§ **WHAT YOU ARE ASKED TO DO**:
All of the listing below must be repeated word for word. Pictures are the only thing to omit.

══════════════════════════════

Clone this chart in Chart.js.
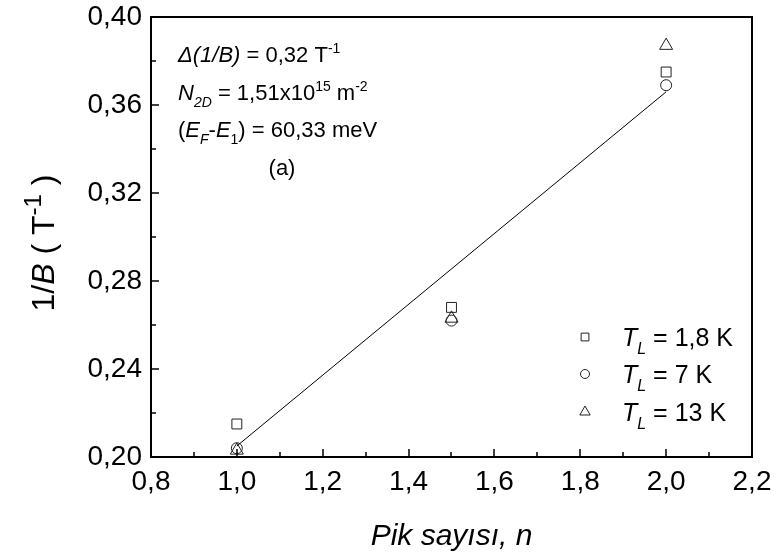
<!DOCTYPE html>
<html>
<head>
<meta charset="utf-8">
<script src="https://cdn.jsdelivr.net/npm/chart.js@4.4.0/dist/chart.umd.min.js"></script>
<style>
  html, body { margin: 0; padding: 0; background: #fff; }
</style>
</head>
<body>
<canvas id="chart" width="776" height="560"></canvas>
<script>
// data
const nValues = [1.0, 1.5, 2.0];
const t18K = [0.215, 0.268, 0.375];
const t7K = [0.204, 0.262, 0.369];
const t13K = [0.203, 0.263, 0.387];
const fitN = [1.0, 2.0];
const fitValues = [0.205, 0.366];
const xTickValues = [0.8, 1.0, 1.2, 1.4, 1.6, 1.8, 2.0, 2.2];
const yTickValues = [0.20, 0.24, 0.28, 0.32, 0.36, 0.40];

const FONT = '"Liberation Sans", Arial, sans-serif';
const INK = '#222';

function toPoints(xs, ys) {
  return xs.map((x, i) => ({ x: x, y: ys[i] }));
}
function comma(v, d) {
  return v.toFixed(d).replace('.', ',');
}

// draws a run of text pieces, some italic / sub / superscript
function richText(ctx, x, y, parts, size, align, small) {
  const k = small || 0.65;
  const fontFor = p => {
    const s = p.sub || p.sup ? Math.round(size * k) : size;
    return (p.it ? 'italic ' : '') + s + 'px ' + FONT;
  };
  let total = 0;
  parts.forEach(p => { ctx.font = fontFor(p); total += ctx.measureText(p.t).width; });
  let cx = align === 'center' ? x - total / 2 : x;
  ctx.textAlign = 'left';
  ctx.textBaseline = 'alphabetic';
  parts.forEach(p => {
    ctx.font = fontFor(p);
    let dy = 0;
    if (p.sub) dy = size * 0.3;
    if (p.sup) dy = -size * 0.42;
    ctx.fillText(p.t, cx, y + dy);
    cx += ctx.measureText(p.t).width;
  });
}

function marker(ctx, style, x, y, r) {
  ctx.beginPath();
  if (style === 'rect') {
    const s = r * Math.SQRT1_2;
    ctx.rect(x - s, y - s, 2 * s, 2 * s);
  } else if (style === 'circle') {
    ctx.arc(x, y, r, 0, Math.PI * 2);
  } else {
    ctx.moveTo(x, y - r);
    ctx.lineTo(x + r * Math.sin(Math.PI / 3), y + r / 2);
    ctx.lineTo(x - r * Math.sin(Math.PI / 3), y + r / 2);
    ctx.closePath();
  }
  ctx.stroke();
}

const decorations = {
  id: 'decorations',
  afterDraw(chart) {
    const ctx = chart.ctx;
    const a = chart.chartArea;
    const xs = chart.scales.x, ys = chart.scales.y;
    ctx.save();
    ctx.strokeStyle = '#000';
    ctx.fillStyle = '#000';

    // frame
    ctx.lineWidth = 2;
    ctx.strokeRect(a.left, a.top, a.right - a.left, a.bottom - a.top);

    // inward ticks, major + minor
    ctx.lineWidth = 1.5;
    ctx.beginPath();
    for (let i = 0; i < yTickValues.length; i++) {
      const y = Math.round(ys.getPixelForValue(yTickValues[i]));
      ctx.moveTo(a.left, y); ctx.lineTo(a.left + 8, y);
      if (i < yTickValues.length - 1) {
        const ym = Math.round(ys.getPixelForValue((yTickValues[i] + yTickValues[i + 1]) / 2));
        ctx.moveTo(a.left, ym); ctx.lineTo(a.left + 5, ym);
      }
    }
    for (let i = 0; i < xTickValues.length; i++) {
      const x = Math.round(xs.getPixelForValue(xTickValues[i]));
      ctx.moveTo(x, a.bottom); ctx.lineTo(x, a.bottom - 8);
      if (i < xTickValues.length - 1) {
        const xm = Math.round(xs.getPixelForValue((xTickValues[i] + xTickValues[i + 1]) / 2));
        ctx.moveTo(xm, a.bottom); ctx.lineTo(xm, a.bottom - 5);
      }
    }
    ctx.stroke();

    // annotation block
    ctx.fillStyle = '#000';
    richText(ctx, 178, 62, [
      { t: '\u0394(1/B)', it: true }, { t: ' = 0,32 T' }, { t: '-1', sup: true }
    ], 22);
    richText(ctx, 178, 100, [
      { t: 'N', it: true }, { t: '2D', it: true, sub: true }, { t: ' = 1,51x10' },
      { t: '15', sup: true }, { t: ' m' }, { t: '-2', sup: true }
    ], 22);
    richText(ctx, 178, 137, [
      { t: '(' }, { t: 'E', it: true }, { t: 'F', it: true, sub: true }, { t: '-' },
      { t: 'E', it: true }, { t: '1', sub: true }, { t: ') = 60,33 meV' }
    ], 22);
    richText(ctx, 282, 175, [{ t: '(a)' }], 22, 'center');

    // legend
    const legendRows = [
      { style: 'rect', r: 5.5, label: ' = 1,8 K', y: 337 },
      { style: 'circle', r: 4.5, label: ' = 7 K', y: 374 },
      { style: 'triangle', r: 6, label: ' = 13 K', y: 412 }
    ];
    ctx.strokeStyle = INK;
    ctx.lineWidth = 1;
    legendRows.forEach(row => {
      marker(ctx, row.style, 585, row.y, row.r);
      richText(ctx, 622, row.y + 9, [
        { t: 'T', it: true }, { t: 'L', it: true, sub: true }, { t: row.label }
      ], 25);
    });

    // axis titles
    richText(ctx, (a.left + a.right) / 2, 545, [{ t: 'Pik say\u0131s\u0131, n', it: true }], 30, 'center');
    ctx.save();
    ctx.translate(54, 243);
    ctx.rotate(-Math.PI / 2);
    richText(ctx, 0, 0, [
      { t: '1/' }, { t: 'B', it: true }, { t: ' ( T' }, { t: '-1', sup: true }, { t: ' )' }
    ], 32, 'center', 0.75);
    ctx.restore();

    ctx.restore();
  }
};

const seriesStyle = (label, data, style, r) => ({
  type: 'scatter',
  label: label,
  data: data,
  pointStyle: style,
  pointRadius: r,
  pointHoverRadius: r,
  pointBorderWidth: 1,
  pointBorderColor: INK,
  pointBackgroundColor: 'rgba(0,0,0,0)',
  showLine: false,
  clip: false
});

new Chart(document.getElementById('chart'), {
  type: 'scatter',
  data: {
    datasets: [
      {
        type: 'line',
        label: 'fit',
        data: toPoints(fitN, fitValues),
        borderColor: '#000',
        borderWidth: 1,
        pointRadius: 0,
        fill: false
      },
      seriesStyle('T_L = 1,8 K', toPoints(nValues, t18K), 'rect', 7),
      seriesStyle('T_L = 7 K', toPoints(nValues, t7K), 'circle', 5.5),
      seriesStyle('T_L = 13 K', toPoints(nValues, t13K), 'triangle', 7.5)
    ]
  },
  options: {
    responsive: false,
    animation: false,
    layout: { padding: { top: 17, right: 24, left: 0, bottom: 0 } },
    plugins: { legend: { display: false }, tooltip: { enabled: false } },
    scales: {
      x: {
        type: 'linear',
        min: 0.8, max: 2.2,
        afterBuildTicks: s => { s.ticks = xTickValues.map(v => ({ value: v })); },
        afterFit: s => { s.height = 103; s.paddingLeft = 0; s.paddingRight = 0; },
        grid: { display: true, drawOnChartArea: false, drawTicks: false },
        border: { display: false },
        ticks: {
          padding: 8,
          color: '#000',
          font: { family: FONT, size: 28 },
          callback: v => comma(v, 1)
        }
      },
      y: {
        type: 'linear',
        min: 0.2, max: 0.4,
        afterBuildTicks: s => { s.ticks = yTickValues.map(v => ({ value: v })); },
        afterFit: s => { s.width = 151; s.paddingTop = 0; s.paddingBottom = 0; },
        grid: { display: true, drawOnChartArea: false, drawTicks: false },
        border: { display: false },
        ticks: {
          padding: 9,
          color: '#000',
          font: { family: FONT, size: 28 },
          callback: v => comma(v, 2)
        }
      }
    }
  },
  plugins: [decorations]
});
</script>
</body>
</html>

══════════════════════════════

§ **EXERCISE RESPONSE**:
Clone this chart in Chart.js.
<!DOCTYPE html>
<html>
<head>
<meta charset="utf-8">
<script src="https://cdn.jsdelivr.net/npm/chart.js@4.4.0/dist/chart.umd.min.js"></script>
<style>
  html, body { margin: 0; padding: 0; background: #fff; }
</style>
</head>
<body>
<canvas id="chart" width="776" height="560"></canvas>
<script>
// data
const nValues = [1.0, 1.5, 2.0];
const t18K = [0.215, 0.268, 0.375];
const t7K = [0.204, 0.262, 0.369];
const t13K = [0.203, 0.263, 0.387];
const fitN = [1.0, 2.0];
const fitValues = [0.205, 0.366];
const xTickValues = [0.8, 1.0, 1.2, 1.4, 1.6, 1.8, 2.0, 2.2];
const yTickValues = [0.20, 0.24, 0.28, 0.32, 0.36, 0.40];

const FONT = '"Liberation Sans", Arial, sans-serif';
const INK = '#222';

function toPoints(xs, ys) {
  return xs.map((x, i) => ({ x: x, y: ys[i] }));
}
function comma(v, d) {
  return v.toFixed(d).replace('.', ',');
}

// draws a run of text pieces, some italic / sub / superscript
function richText(ctx, x, y, parts, size, align, small) {
  const k = small || 0.65;
  const fontFor = p => {
    const s = p.sub || p.sup ? Math.round(size * k) : size;
    return (p.it ? 'italic ' : '') + s + 'px ' + FONT;
  };
  let total = 0;
  parts.forEach(p => { ctx.font = fontFor(p); total += ctx.measureText(p.t).width; });
  let cx = align === 'center' ? x - total / 2 : x;
  ctx.textAlign = 'left';
  ctx.textBaseline = 'alphabetic';
  parts.forEach(p => {
    ctx.font = fontFor(p);
    let dy = 0;
    if (p.sub) dy = size * 0.3;
    if (p.sup) dy = -size * 0.42;
    ctx.fillText(p.t, cx, y + dy);
    cx += ctx.measureText(p.t).width;
  });
}

function marker(ctx, style, x, y, r) {
  ctx.beginPath();
  if (style === 'rect') {
    const s = r * Math.SQRT1_2;
    ctx.rect(x - s, y - s, 2 * s, 2 * s);
  } else if (style === 'circle') {
    ctx.arc(x, y, r, 0, Math.PI * 2);
  } else {
    ctx.moveTo(x, y - r);
    ctx.lineTo(x + r * Math.sin(Math.PI / 3), y + r / 2);
    ctx.lineTo(x - r * Math.sin(Math.PI / 3), y + r / 2);
    ctx.closePath();
  }
  ctx.stroke();
}

const decorations = {
  id: 'decorations',
  afterDraw(chart) {
    const ctx = chart.ctx;
    const a = chart.chartArea;
    const xs = chart.scales.x, ys = chart.scales.y;
    ctx.save();
    ctx.strokeStyle = '#000';
    ctx.fillStyle = '#000';

    // frame
    ctx.lineWidth = 2;
    ctx.strokeRect(a.left, a.top, a.right - a.left, a.bottom - a.top);

    // inward ticks, major + minor
    ctx.lineWidth = 1.5;
    ctx.beginPath();
    for (let i = 0; i < yTickValues.length; i++) {
      const y = Math.round(ys.getPixelForValue(yTickValues[i]));
      ctx.moveTo(a.left, y); ctx.lineTo(a.left + 8, y);
      if (i < yTickValues.length - 1) {
        const ym = Math.round(ys.getPixelForValue((yTickValues[i] + yTickValues[i + 1]) / 2));
        ctx.moveTo(a.left, ym); ctx.lineTo(a.left + 5, ym);
      }
    }
    for (let i = 0; i < xTickValues.length; i++) {
      const x = Math.round(xs.getPixelForValue(xTickValues[i]));
      ctx.moveTo(x, a.bottom); ctx.lineTo(x, a.bottom - 8);
      if (i < xTickValues.length - 1) {
        const xm = Math.round(xs.getPixelForValue((xTickValues[i] + xTickValues[i + 1]) / 2));
        ctx.moveTo(xm, a.bottom); ctx.lineTo(xm, a.bottom - 5);
      }
    }
    ctx.stroke();

    // annotation block
    ctx.fillStyle = '#000';
    richText(ctx, 178, 62, [
      { t: '\u0394(1/B)', it: true }, { t: ' = 0,32 T' }, { t: '-1', sup: true }
    ], 22);
    richText(ctx, 178, 100, [
      { t: 'N', it: true }, { t: '2D', it: true, sub: true }, { t: ' = 1,51x10' },
      { t: '15', sup: true }, { t: ' m' }, { t: '-2', sup: true }
    ], 22);
    richText(ctx, 178, 137, [
      { t: '(' }, { t: 'E', it: true }, { t: 'F', it: true, sub: true }, { t: '-' },
      { t: 'E', it: true }, { t: '1', sub: true }, { t: ') = 60,33 meV' }
    ], 22);
    richText(ctx, 282, 175, [{ t: '(a)' }], 22, 'center');

    // legend
    const legendRows = [
      { style: 'rect', r: 5.5, label: ' = 1,8 K', y: 337 },
      { style: 'circle', r: 4.5, label: ' = 7 K', y: 374 },
      { style: 'triangle', r: 6, label: ' = 13 K', y: 412 }
    ];
    ctx.strokeStyle = INK;
    ctx.lineWidth = 1;
    legendRows.forEach(row => {
      marker(ctx, row.style, 585, row.y, row.r);
      richText(ctx, 622, row.y + 9, [
        { t: 'T', it: true }, { t: 'L', it: true, sub: true }, { t: row.label }
      ], 25);
    });

    // axis titles
    richText(ctx, (a.left + a.right) / 2, 545, [{ t: 'Pik say\u0131s\u0131, n', it: true }], 30, 'center');
    ctx.save();
    ctx.translate(54, 243);
    ctx.rotate(-Math.PI / 2);
    richText(ctx, 0, 0, [
      { t: '1/' }, { t: 'B', it: true }, { t: ' ( T' }, { t: '-1', sup: true }, { t: ' )' }
    ], 32, 'center', 0.75);
    ctx.restore();

    ctx.restore();
  }
};

const seriesStyle = (label, data, style, r) => ({
  type: 'scatter',
  label: label,
  data: data,
  pointStyle: style,
  pointRadius: r,
  pointHoverRadius: r,
  pointBorderWidth: 1,
  pointBorderColor: INK,
  pointBackgroundColor: 'rgba(0,0,0,0)',
  showLine: false,
  clip: false
});

new Chart(document.getElementById('chart'), {
  type: 'scatter',
  data: {
    datasets: [
      {
        type: 'line',
        label: 'fit',
        data: toPoints(fitN, fitValues),
        borderColor: '#000',
        borderWidth: 1,
        pointRadius: 0,
        fill: false
      },
      seriesStyle('T_L = 1,8 K', toPoints(nValues, t18K), 'rect', 7),
      seriesStyle('T_L = 7 K', toPoints(nValues, t7K), 'circle', 5.5),
      seriesStyle('T_L = 13 K', toPoints(nValues, t13K), 'triangle', 7.5)
    ]
  },
  options: {
    responsive: false,
    animation: false,
    layout: { padding: { top: 17, right: 24, left: 0, bottom: 0 } },
    plugins: { legend: { display: false }, tooltip: { enabled: false } },
    scales: {
      x: {
        type: 'linear',
        min: 0.8, max: 2.2,
        afterBuildTicks: s => { s.ticks = xTickValues.map(v => ({ value: v })); },
        afterFit: s => { s.height = 103; s.paddingLeft = 0; s.paddingRight = 0; },
        grid: { display: true, drawOnChartArea: false, drawTicks: false },
        border: { display: false },
        ticks: {
          padding: 8,
          color: '#000',
          font: { family: FONT, size: 28 },
          callback: v => comma(v, 1)
        }
      },
      y: {
        type: 'linear',
        min: 0.2, max: 0.4,
        afterBuildTicks: s => { s.ticks = yTickValues.map(v => ({ value: v })); },
        afterFit: s => { s.width = 151; s.paddingTop = 0; s.paddingBottom = 0; },
        grid: { display: true, drawOnChartArea: false, drawTicks: false },
        border: { display: false },
        ticks: {
          padding: 9,
          color: '#000',
          font: { family: FONT, size: 28 },
          callback: v => comma(v, 2)
        }
      }
    }
  },
  plugins: [decorations]
});
</script>
</body>
</html>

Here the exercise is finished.